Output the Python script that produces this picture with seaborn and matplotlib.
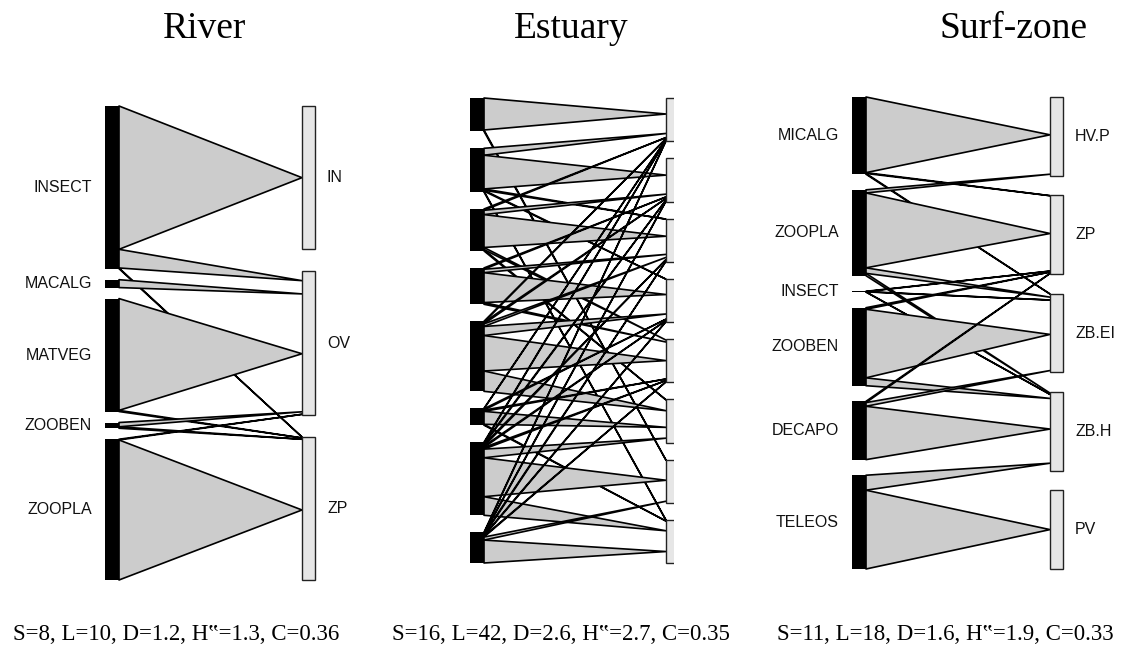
import matplotlib
matplotlib.use("Agg")
import matplotlib.pyplot as plt
from matplotlib.patches import Polygon, Rectangle
import pandas as pd
import seaborn as sns

# ---------------- data ----------------
river_prey = ["INSECT", "MACALG", "MATVEG", "ZOOBEN", "ZOOPLA"]
river_guilds = ["IN", "OV", "ZP"]
river_diet = [
    [1.000, 0.130, 0.005],
    [0.000, 0.055, 0.000],
    [0.000, 0.780, 0.008],
    [0.000, 0.030, 0.010],
    [0.000, 0.005, 0.977],
]
river_stats = ["S=8", "L=10", "D=1.2", "H\u201f=1.3", "C=0.36"]

estuary_prey = ["P1", "P2", "P3", "P4", "P5", "P6", "P7", "P8"]
estuary_guilds = ["G1", "G2", "G3", "G4", "G5", "G6", "G7", "G8"]
estuary_diet = [
    [0.74, 0.00, 0.00, 0.00, 0.00, 0.00, 0.03, 0.00],
    [0.16, 0.78, 0.03, 0.02, 0.00, 0.00, 0.00, 0.02],
    [0.03, 0.10, 0.76, 0.00, 0.05, 0.03, 0.00, 0.00],
    [0.00, 0.03, 0.08, 0.69, 0.04, 0.00, 0.00, 0.00],
    [0.02, 0.04, 0.06, 0.21, 0.82, 0.47, 0.00, 0.00],
    [0.01, 0.00, 0.00, 0.03, 0.03, 0.30, 0.00, 0.02],
    [0.02, 0.03, 0.04, 0.03, 0.04, 0.20, 0.90, 0.43],
    [0.02, 0.02, 0.03, 0.02, 0.02, 0.00, 0.07, 0.53],
]
estuary_stats = ["S=16", "L=42", "D=2.6", "H\u201f=2.7", "C=0.35"]

surf_prey = ["MICALG", "ZOOPLA", "INSECT", "ZOOBEN", "DECAPO", "TELEOS"]
surf_guilds = ["HV.P", "ZP", "ZB.EI", "ZB.H", "PV"]
surf_diet = [
    [0.96, 0.010, 0.010, 0.000, 0.0],
    [0.04, 0.950, 0.070, 0.030, 0.0],
    [0.00, 0.004, 0.003, 0.003, 0.0],
    [0.00, 0.020, 0.870, 0.100, 0.0],
    [0.00, 0.016, 0.047, 0.677, 0.0],
    [0.00, 0.000, 0.000, 0.190, 1.0],
]
surf_stats = ["S=11", "L=18", "D=1.6", "H\u201f=1.9", "C=0.33"]

# ---------------- style ----------------
sns.set_theme(style="white")
plt.rcParams["font.family"] = ["Liberation Sans", "DejaVu Sans"]

W, H = 1145, 651
fig = plt.figure(figsize=(W / 100, H / 100), dpi=100)
fig.patch.set_facecolor("white")

SERIF = ["Liberation Serif", "DejaVu Serif"]


def draw_web(ax_x0, ax_x1, prey, guilds, diet, title, stats,
             x_bar, x_box, top, bot, gap_r, title_x, stats_x, labels=True):
    ax = fig.add_axes([ax_x0 / W, 0, (ax_x1 - ax_x0) / W, 1])
    ax.set_xlim(ax_x0, ax_x1)
    ax.set_ylim(H, 0)
    ax.axis("off")
    sns.despine(ax=ax, left=True, bottom=True)

    df = pd.DataFrame(diet, index=prey, columns=guilds)
    col_sum = df.sum(axis=0)
    row_sum = df.sum(axis=1)
    span = bot - top
    nr, nl = len(guilds), len(prey)
    unit = (span - (nr - 1) * gap_r) / col_sum.sum()
    gap_l = (span - unit * row_sum.sum()) / (nl - 1)

    bar_w, box_w = 14, 13
    xl = x_bar + bar_w

    # right boxes
    r_top = {}
    y = top
    for g in guilds:
        r_top[g] = y
        y += col_sum[g] * unit + gap_r
    # left bars
    l_top = {}
    y = top
    for p in prey:
        l_top[p] = y
        y += row_sum[p] * unit + gap_l

    # left segments
    seg = {}
    for p in prey:
        y = l_top[p]
        for g in guilds:
            w = df.loc[p, g]
            if w > 0:
                seg[(p, g)] = (y, y + w * unit)
                y += w * unit
    # apex on right
    apex = {}
    for g in guilds:
        y = r_top[g]
        for p in prey:
            w = df.loc[p, g]
            if w > 0:
                apex[(p, g)] = y + w * unit / 2
                y += w * unit

    for (p, g), (s0, s1) in seg.items():
        tri = Polygon([(xl, s0), (xl, s1), (x_box, apex[(p, g)])], closed=True,
                      facecolor="#cccccc", edgecolor="black", lw=1.2,
                      joinstyle="round", zorder=1)
        ax.add_patch(tri)

    for g in guilds:
        ax.add_patch(Rectangle((x_box, r_top[g]), box_w, col_sum[g] * unit,
                               facecolor="#e6e6e6", edgecolor="#222222",
                               lw=1.0, zorder=2))
        if labels:
            ax.text(x_box + box_w + 12, r_top[g] + col_sum[g] * unit / 2, g,
                    ha="left", va="center", fontsize=11.5, color="#111111")
    for p in prey:
        h = max(row_sum[p] * unit, 1.2)
        ax.add_patch(Rectangle((x_bar, l_top[p] + row_sum[p] * unit / 2 - h / 2),
                               bar_w, h, facecolor="black", edgecolor="none",
                               zorder=3))
        if labels:
            ax.text(x_bar - 13, l_top[p] + row_sum[p] * unit / 2, p,
                    ha="right", va="center", fontsize=11.5, color="#111111")

    ax.text(title_x, 38, title, ha="center", va="baseline", fontsize=27,
            family=SERIF, color="black", clip_on=False)
    ax.text(stats_x, 640, ", ".join(stats), ha="center", va="baseline",
            fontsize=16.5, family=SERIF, color="black", clip_on=False)
    return ax


draw_web(0, 380, river_prey, river_guilds, river_diet, "River", river_stats,
         x_bar=105, x_box=302, top=106, bot=580, gap_r=22,
         title_x=205, stats_x=176)
draw_web(380, 674, estuary_prey, estuary_guilds, estuary_diet, "Estuary",
         estuary_stats, x_bar=470, x_box=666, top=98, bot=563, gap_r=17,
         title_x=571, stats_x=561, labels=False)
draw_web(674, 1145, surf_prey, surf_guilds, surf_diet, "Surf-zone", surf_stats,
         x_bar=852, x_box=1050, top=97, bot=569, gap_r=19.5,
         title_x=1013, stats_x=945)

fig.savefig("out.png", dpi=100, facecolor="white")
------------
Work required
Only the lines from the start of the material through the line containing "import seaborn as sns" should be transcribed. Pictures stay out.

Correct answer
Output the Python script that produces this picture with seaborn and matplotlib.
import matplotlib
matplotlib.use("Agg")
import matplotlib.pyplot as plt
from matplotlib.patches import Polygon, Rectangle
import pandas as pd
import seaborn as sns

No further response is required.